Darauf ginb es dann nur zwei Antworten:

JA

oder

NEIN


----------



## Scherny (26. April 2008)

*AW: angeln ohne angelschein in begleitung einer person über 18 mit angelschein?*

ich habe doch schon angerufen gehabt und wie schon erwähnt wurde mir gesagt ich müsse einen informationsabend mitmachen indem mir und den anderen teilnehmen erklärt wird wie man einen fisch tötet..^^

und dann kann ich für ein jahr in den vereinsgewässern angeln..

aber wenndas gesetz dieses nicht erlaubt frage ich mich so langsam warum die mir dort falsche auskunft geben - und vorallem wenn würde ich ja den ärger bekommen und somit vielleicht auch nie wieder eine prüfung machen dürfen..
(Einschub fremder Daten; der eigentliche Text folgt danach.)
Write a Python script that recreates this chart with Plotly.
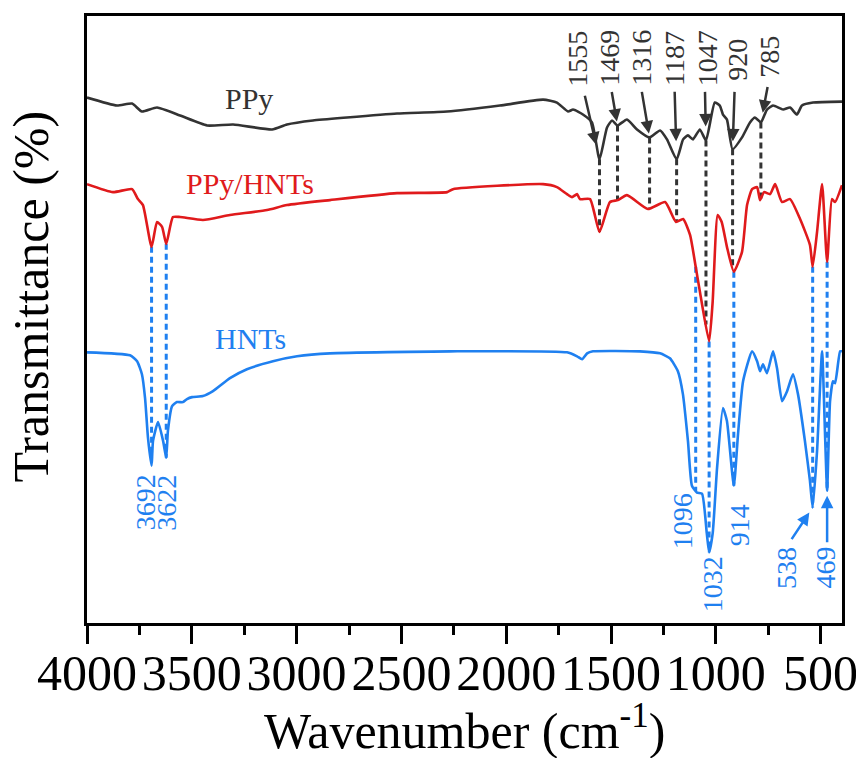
import numpy as np
import plotly.graph_objects as go

# ---------------- data (wavenumber, offset transmittance) ----------------
ppy_wn = [4000, 3857, 3785, 3738, 3666, 3556, 3427, 3303, 3117, 3046, 2922, 2760, 2521, 2282, 2030,
          1824, 1758, 1705, 1681, 1634, 1591, 1555, 1519, 1495, 1469, 1424, 1376, 1316, 1266, 1233,
          1187, 1156, 1133, 1109, 1076, 1047, 1005, 981, 966, 947, 920, 875, 837, 813, 785, 756,
          727, 679, 646, 613, 589, 536, 398]
ppy_t = [528, 520, 522, 514, 518, 510, 500, 501, 496, 501, 505, 508, 512, 514, 520,
         526, 523, 514, 516, 511, 503, 466, 498, 505, 500, 506, 496, 488, 495, 486,
         466, 486, 490, 486, 496, 485, 523, 520, 511, 506, 476, 488, 503, 508, 503, 516,
         520, 516, 518, 511, 520, 523, 524]

hybrid_wn = [4000, 3876, 3785, 3757, 3733, 3692, 3666, 3642, 3622, 3590, 3556, 3447, 3318, 3141,
             3046, 2841, 2521, 2282, 2254, 1824, 1758, 1710, 1686, 1662, 1648, 1600, 1555, 1505,
             1467, 1424, 1324, 1242, 1190, 1156, 1123, 1096, 1076, 1032, 1015, 991, 972, 947,
             914, 875, 851, 827, 803, 789, 770, 741, 717, 684, 646, 598, 551, 538, 517, 493,
             469, 446, 431, 398]
hybrid_t = [441, 433, 436, 426, 420, 378, 403, 398, 381, 408, 408, 405, 410, 415,
            420, 425, 432, 433, 436, 441, 438, 431, 428, 431, 426, 426, 393, 423,
            425, 430, 416, 423, 403, 406, 390, 358, 333, 283, 323, 410, 403, 378,
            353, 373, 420, 436, 438, 425, 433, 431, 441, 423, 426, 406, 380, 358, 393, 441,
            363, 426, 423, 440]

hnts_wn = [4000, 3795, 3761, 3738, 3723, 3709, 3692, 3685, 3661, 3637, 3622, 3614, 3594, 3571,
           3542, 3523, 3499, 3447, 3399, 3318, 3237, 3113, 2998, 2841, 2268, 1710, 1662, 1638,
           1614, 1586, 1362, 1266, 1219, 1181, 1157, 1133, 1114, 1090, 1066, 1043, 1032, 1015,
           994, 966, 947, 914, 894, 870, 827, 803, 789, 775, 756, 727, 708, 684, 660, 632, 608,
           575, 551, 538, 517, 493, 479, 469, 455, 441, 431, 407, 398]
hnts_t = [272, 269, 263, 250, 226, 186, 158, 183, 202, 183, 166, 193, 218, 222,
          222, 225, 227, 228, 233, 246, 255, 263, 268, 271, 273, 272, 268, 265,
          271, 273, 273, 271, 266, 253, 230, 183, 138, 131, 130, 90, 71, 90,
          156, 216, 203, 138, 190, 243, 273, 263, 253, 260, 251, 273, 256, 223, 233, 250, 230,
          183, 143, 116, 173, 273, 190, 133, 223, 243, 241, 273, 273]

top_peaks = [1555, 1469, 1316, 1187, 1047, 920, 785]
bottom_peaks = [3692, 3622, 1096, 1032, 914, 538, 469]
arrow_bottom_peaks = [538, 469]
xtick_vals = [4000, 3500, 3000, 2500, 2000, 1500, 1000, 500]
xminor_vals = [3750, 3250, 2750, 2250, 1750, 1250, 750]
series_names = ["PPy", "PPy/HNTs", "HNTs"]

# ---------------- styles ----------------
FONT = "Liberation Serif"
BLACK = "#333333"
RED = "#e01a1c"
BLUE = "#1f80f0"
LW = 2.6


def curve_at(wn, t, w):
    wn = np.asarray(wn, float)
    t = np.asarray(t, float)
    o = np.argsort(wn)
    return float(np.interp(w, wn[o], t[o]))


fig = go.Figure()

# dashed guide lines
for w in top_peaks:
    fig.add_trace(go.Scatter(x=[w, w], y=[curve_at(ppy_wn, ppy_t, w), curve_at(hybrid_wn, hybrid_t, w)],
                             mode="lines", line=dict(color=BLACK, width=3, dash="6px,4px"),
                             hoverinfo="skip", showlegend=False))
for w in bottom_peaks:
    fig.add_trace(go.Scatter(x=[w, w], y=[curve_at(hybrid_wn, hybrid_t, w), curve_at(hnts_wn, hnts_t, w)],
                             mode="lines", line=dict(color=BLUE, width=3, dash="6px,4px"),
                             hoverinfo="skip", showlegend=False))

# spectra
for wn, t, col, name in [(ppy_wn, ppy_t, BLACK, series_names[0]),
                         (hybrid_wn, hybrid_t, RED, series_names[1]),
                         (hnts_wn, hnts_t, BLUE, series_names[2])]:
    fig.add_trace(go.Scatter(x=wn, y=t, mode="lines", name=name,
                             line=dict(color=col, width=LW, shape="spline", smoothing=0.5),
                             showlegend=False))

ann = []
# top labels (rotated) and arrows
top_shift = [-22, -8, -8, -2, 1, 5, 9]
top_label_y = [567.5, 567.5, 567.5, 567.5, 567.5, 565.5, 569]
top_ax = [-15, -6, -8, -2, -1, 2, 7]
top_ay = [-65, -35, -47, -69, -50, -59, -37]
top_standoff = [15, 4, 4, 18, 14, 8, 10]
for i, w in enumerate(top_peaks):
    ann.append(dict(x=w, y=top_label_y[i], xref="x", yref="y", text=str(w), showarrow=False,
                    textangle=-90, xshift=top_shift[i], xanchor="center", yanchor="middle",
                    font=dict(family=FONT, size=28, color=BLACK)))
    ann.append(dict(x=w, y=curve_at(ppy_wn, ppy_t, w), xref="x", yref="y", text="", showarrow=True,
                    ax=top_ax[i], ay=top_ay[i], arrowhead=2, arrowsize=1,
                    arrowwidth=2.5, arrowcolor=BLACK, standoff=top_standoff[i]))

# bottom labels
bot_shift = [-6, 0, -13, 3, 6, -26, -2]
bot_label_y = [121, 121, 102, 39, 98, 55, 56]
for i, w in enumerate(bottom_peaks):
    ann.append(dict(x=w, y=bot_label_y[i], xref="x", yref="y", text=str(w), showarrow=False,
                    textangle=-90, xshift=bot_shift[i], xanchor="center", yanchor="middle",
                    font=dict(family=FONT, size=28, color=BLUE)))
bot_ax = [-22, 0]
bot_ay = [33, 53]
bot_standoff = [6, 5]
for i, w in enumerate(arrow_bottom_peaks):
    ann.append(dict(x=w, y=curve_at(hnts_wn, hnts_t, w), xref="x", yref="y", text="", showarrow=True,
                    ax=bot_ax[i], ay=bot_ay[i], arrowhead=2, arrowsize=1, arrowwidth=2.5,
                    arrowcolor=BLUE, standoff=bot_standoff[i]))

# series labels
for name, wx, yy, col in [(series_names[0], 3227, 527, BLACK),
                          (series_names[1], 3222, 442, RED),
                          (series_names[2], 3222, 286, BLUE)]:
    ann.append(dict(x=wx, y=yy, xref="x", yref="y", text=name, showarrow=False,
                    xanchor="center", yanchor="middle", font=dict(family=FONT, size=30, color=col)))

# axis titles
ann.append(dict(x=0.5, y=-0.172, xref="paper", yref="paper", text="Wavenumber (cm<sup>-1</sup>)",
                showarrow=False, xanchor="center", yanchor="middle",
                font=dict(family=FONT, size=50, color="black")))
ann.append(dict(x=-0.074, y=0.538, xref="paper", yref="paper", text="Transmittance (%)",
                showarrow=False, textangle=-90, xanchor="center", yanchor="middle",
                font=dict(family=FONT, size=50, color="black")))

# the page places the figure 8 px in from the top-left corner
fig.update_layout(
    width=856, height=750,
    margin=dict(l=79, r=22, t=5, b=135),
    paper_bgcolor="white", plot_bgcolor="white",
    showlegend=False,
    annotations=ann,
    xaxis=dict(range=[4000, 398], tickmode="array", tickvals=xtick_vals,
               ticktext=[str(v) for v in xtick_vals], tickangle=0,
               ticks="outside", ticklen=18, tickwidth=2.5, tickcolor="black",
               ticklabelstandoff=-14,
               showline=True, linewidth=2.5, linecolor="black", mirror=True,
               showgrid=False, zeroline=False,
               tickfont=dict(family=FONT, size=50, color="black"),
               minor=dict(tickmode="array", tickvals=xminor_vals, ticks="outside",
                          ticklen=9, tickwidth=2.5, tickcolor="black", showgrid=False)),
    yaxis=dict(range=[0, 610], showticklabels=False, ticks="",
               showline=True, linewidth=2.5, linecolor="black", mirror=True,
               showgrid=False, zeroline=False),
)

fig.write_html("out.html")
also wenn es richtig ist das ich das nicht darf obwohl der verein meinte JA! so frag ich mich was des für ein verein ist der mir falsche auskunft gegeben hat^^

hmmm   also ich werde dort gleich montag mal anrufen und mich schlau machen, fragen was da nun dran ist..


----------



## Breamhunter (26. April 2008)

*AW: angeln ohne angelschein in begleitung einer person über 18 mit angelschein?*

Ich denke, daß hier irgendwas verwechselt wird. 
In Niedersachsen benötigt man *keinen* Fischereischein !
Wie ich Scherny verstanden habe wird er demnächst Mitglied im Anglerverein. Dann hat er auch die Berechtigung in den Vereinsgewässern zu angeln. Der einzige Haken ist, daß er ohne Fischerprüfung (heißt neuerdings so) nicht alleine angeln darf. (Wegen Fische töten). Bei uns darf bis zum Ablegen der Fischerprüfung in Begleitung mit einer leichten? Rute geangelt werden. Die Prüfung muß innerhalb eines Jahres nachgewiesen werden #h


----------



## Toni_1962 (26. April 2008)

*AW: angeln ohne angelschein in begleitung einer person über 18 mit angelschein?*



Breamhunter schrieb:


> In Niedersachsen benötigt man *keinen* Fischereischein !


 
Dann hat sich die Sache ja geklärt ...

nur dass der Verein das nicht so klar und deutlich sagt wie jetzt hier @Breamhunter #6#6 #h


----------



## antonio (26. April 2008)

*AW: angeln ohne angelschein in begleitung einer person über 18 mit angelschein?*

in niedersachsen wird das von vielen vereinen so gehandhabt ob das 100%ig legal ist vermag ich nicht zu sagen da ich das nds-fischereigesetz nicht so gut kenne.
sollte es aber nicht fischereigesetzkonform sein bekommst du ein problem wenn ein staatlicher fischereiaufseher kontrolliert.
auch wenns der verein dir erlaubt hat,kann ja sein ,aber er kann sich nicht über gesetze hinwegsetzen.
also wie oben schon gesagt fischereigesetz niedersachsen studieren.

gruß antonio


----------



## Taxidermist (26. April 2008)

*AW: angeln ohne angelschein in begleitung einer person über 18 mit angelschein?*

Wünschenswert wäre es ja,wenn das so laufen könnte,so ist wenigstens die Möglichkeit
gegeben,vor der Prüfung schon praktische Erfahrungen zu machen.So würde diese beknackte Prüfung auch ad absurdum geführt und deren Sinnlosigkeit noch deutlicher!
Meiner Ansicht nach reicht es vollkommen,wenn eine Einführung ins Waidgerechte töten
von Fischen stattfindet und Schonzeiten und Mindestmaße berücksichtigt werden,vielleicht noch ein schonendes Behandeln der Fische und fertig!
Alles in allem Stoff für einen Nachmittag am Wasser.

Taxidermist


----------



## Scherny (26. April 2008)

*AW: angeln ohne angelschein in begleitung einer person über 18 mit angelschein?*

das ist echt richtig doof!

ich mein ich war als kind schon sehr oft mit meinem onkel angeln und weiß daher auch wie man einen fisch tötet, is schon lang her aber ich denke das verlernt m,an auch nicht..^^

aaaaber das ein verein sagt das man angeln darf wenn man dem beitrit innerhalb eines jahres dann auch die prüfung nachweisen muss finde ich sehr S******

denn ich als anfänger sag ich jetzt mal kenne die gesetzeslage nicht und wenn die mir sagen ich darf in den vereinsgewässern angeln auch ohne prüfung so hab ich spätestens dann ein problem wenn einer kommen sollte und mich prüft.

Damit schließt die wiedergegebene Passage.